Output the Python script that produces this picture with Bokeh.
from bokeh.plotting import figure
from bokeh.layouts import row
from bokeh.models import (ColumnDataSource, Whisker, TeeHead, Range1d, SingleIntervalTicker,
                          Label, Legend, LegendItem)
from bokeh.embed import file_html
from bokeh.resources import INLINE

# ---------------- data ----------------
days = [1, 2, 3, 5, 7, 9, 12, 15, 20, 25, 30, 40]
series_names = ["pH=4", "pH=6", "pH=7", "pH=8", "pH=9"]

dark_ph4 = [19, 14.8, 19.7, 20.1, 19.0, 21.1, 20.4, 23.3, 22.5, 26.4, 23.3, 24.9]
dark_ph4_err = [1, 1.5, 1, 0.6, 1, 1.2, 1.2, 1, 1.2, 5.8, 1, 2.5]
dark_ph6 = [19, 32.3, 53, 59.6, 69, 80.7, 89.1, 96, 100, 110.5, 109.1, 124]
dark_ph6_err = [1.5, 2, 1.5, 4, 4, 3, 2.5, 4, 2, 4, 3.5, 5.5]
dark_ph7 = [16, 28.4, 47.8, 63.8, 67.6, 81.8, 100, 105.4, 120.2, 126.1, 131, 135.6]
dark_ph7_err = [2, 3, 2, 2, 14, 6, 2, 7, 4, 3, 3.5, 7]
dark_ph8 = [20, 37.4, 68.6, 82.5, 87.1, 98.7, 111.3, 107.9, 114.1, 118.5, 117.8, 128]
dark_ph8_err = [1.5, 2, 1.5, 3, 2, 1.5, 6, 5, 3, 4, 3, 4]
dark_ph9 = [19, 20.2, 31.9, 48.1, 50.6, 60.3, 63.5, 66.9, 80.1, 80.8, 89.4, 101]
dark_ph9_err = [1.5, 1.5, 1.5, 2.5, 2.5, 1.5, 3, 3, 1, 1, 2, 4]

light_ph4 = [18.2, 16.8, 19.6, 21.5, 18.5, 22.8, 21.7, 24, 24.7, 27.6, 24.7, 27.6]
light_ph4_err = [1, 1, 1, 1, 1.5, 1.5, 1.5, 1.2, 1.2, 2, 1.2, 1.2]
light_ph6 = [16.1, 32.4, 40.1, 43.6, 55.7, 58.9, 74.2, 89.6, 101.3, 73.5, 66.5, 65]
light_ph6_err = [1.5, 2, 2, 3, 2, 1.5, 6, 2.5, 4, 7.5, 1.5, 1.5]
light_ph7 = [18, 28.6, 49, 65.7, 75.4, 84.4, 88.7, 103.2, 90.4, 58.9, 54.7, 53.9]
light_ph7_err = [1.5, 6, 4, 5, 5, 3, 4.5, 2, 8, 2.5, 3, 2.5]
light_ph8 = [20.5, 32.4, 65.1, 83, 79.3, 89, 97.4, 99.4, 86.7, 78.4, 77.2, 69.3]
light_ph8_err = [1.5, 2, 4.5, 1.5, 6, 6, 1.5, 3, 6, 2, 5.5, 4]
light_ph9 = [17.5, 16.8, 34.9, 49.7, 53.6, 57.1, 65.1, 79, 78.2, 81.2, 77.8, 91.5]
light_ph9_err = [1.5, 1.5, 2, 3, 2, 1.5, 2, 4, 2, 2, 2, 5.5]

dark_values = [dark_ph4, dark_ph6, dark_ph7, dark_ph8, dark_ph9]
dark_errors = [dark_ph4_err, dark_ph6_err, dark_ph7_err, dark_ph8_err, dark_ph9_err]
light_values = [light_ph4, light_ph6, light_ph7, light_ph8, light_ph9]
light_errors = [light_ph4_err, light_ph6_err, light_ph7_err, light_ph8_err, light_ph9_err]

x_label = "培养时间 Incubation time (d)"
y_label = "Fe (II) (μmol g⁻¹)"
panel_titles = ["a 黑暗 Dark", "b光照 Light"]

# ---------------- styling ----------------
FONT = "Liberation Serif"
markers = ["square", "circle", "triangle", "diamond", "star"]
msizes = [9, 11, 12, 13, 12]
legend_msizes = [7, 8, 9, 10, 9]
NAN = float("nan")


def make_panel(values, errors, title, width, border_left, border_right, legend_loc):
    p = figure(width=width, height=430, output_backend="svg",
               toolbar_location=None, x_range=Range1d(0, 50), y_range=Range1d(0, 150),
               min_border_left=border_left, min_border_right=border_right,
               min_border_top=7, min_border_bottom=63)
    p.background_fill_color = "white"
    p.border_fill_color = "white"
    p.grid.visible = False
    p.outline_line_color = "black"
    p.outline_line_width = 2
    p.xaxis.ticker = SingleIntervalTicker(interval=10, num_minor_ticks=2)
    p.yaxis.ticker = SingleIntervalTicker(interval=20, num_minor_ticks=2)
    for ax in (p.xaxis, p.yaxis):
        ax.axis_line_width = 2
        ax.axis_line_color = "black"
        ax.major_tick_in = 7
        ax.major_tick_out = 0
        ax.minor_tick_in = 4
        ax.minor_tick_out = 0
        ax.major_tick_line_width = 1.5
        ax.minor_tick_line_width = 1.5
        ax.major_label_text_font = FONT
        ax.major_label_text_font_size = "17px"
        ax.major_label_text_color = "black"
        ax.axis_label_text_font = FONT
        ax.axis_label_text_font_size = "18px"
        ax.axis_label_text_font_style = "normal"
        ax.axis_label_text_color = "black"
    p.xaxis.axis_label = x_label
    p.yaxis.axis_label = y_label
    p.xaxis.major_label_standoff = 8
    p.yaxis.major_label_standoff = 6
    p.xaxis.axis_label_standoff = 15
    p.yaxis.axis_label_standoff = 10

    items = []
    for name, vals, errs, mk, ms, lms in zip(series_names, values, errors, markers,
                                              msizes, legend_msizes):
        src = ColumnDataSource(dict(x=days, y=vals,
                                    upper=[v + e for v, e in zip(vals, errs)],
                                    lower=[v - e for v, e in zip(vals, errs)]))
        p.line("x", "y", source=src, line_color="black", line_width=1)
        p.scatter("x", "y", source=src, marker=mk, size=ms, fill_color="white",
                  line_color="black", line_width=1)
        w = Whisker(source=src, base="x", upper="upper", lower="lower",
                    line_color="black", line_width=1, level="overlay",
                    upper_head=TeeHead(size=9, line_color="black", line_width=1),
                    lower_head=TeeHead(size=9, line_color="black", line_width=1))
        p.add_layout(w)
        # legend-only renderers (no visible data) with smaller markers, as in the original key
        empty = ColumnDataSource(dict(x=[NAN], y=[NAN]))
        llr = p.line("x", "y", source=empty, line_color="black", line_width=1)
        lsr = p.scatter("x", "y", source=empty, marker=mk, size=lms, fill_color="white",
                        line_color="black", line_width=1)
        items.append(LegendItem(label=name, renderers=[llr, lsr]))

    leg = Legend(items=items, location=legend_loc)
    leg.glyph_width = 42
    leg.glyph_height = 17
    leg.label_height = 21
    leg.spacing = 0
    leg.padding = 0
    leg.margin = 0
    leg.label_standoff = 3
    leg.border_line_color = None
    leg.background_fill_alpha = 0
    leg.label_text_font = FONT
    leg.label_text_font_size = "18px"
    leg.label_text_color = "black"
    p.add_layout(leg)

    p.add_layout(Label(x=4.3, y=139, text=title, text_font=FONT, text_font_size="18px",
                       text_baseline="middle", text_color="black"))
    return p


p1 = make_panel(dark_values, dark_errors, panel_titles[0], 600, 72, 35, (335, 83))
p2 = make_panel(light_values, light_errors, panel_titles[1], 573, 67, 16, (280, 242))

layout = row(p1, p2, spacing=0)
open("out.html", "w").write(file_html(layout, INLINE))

______

▶ _THE PROBLEM_:
Your answer should be a single number: how many lines in the data above include "with"?

▶ _EXERCISE ANSWER_:
2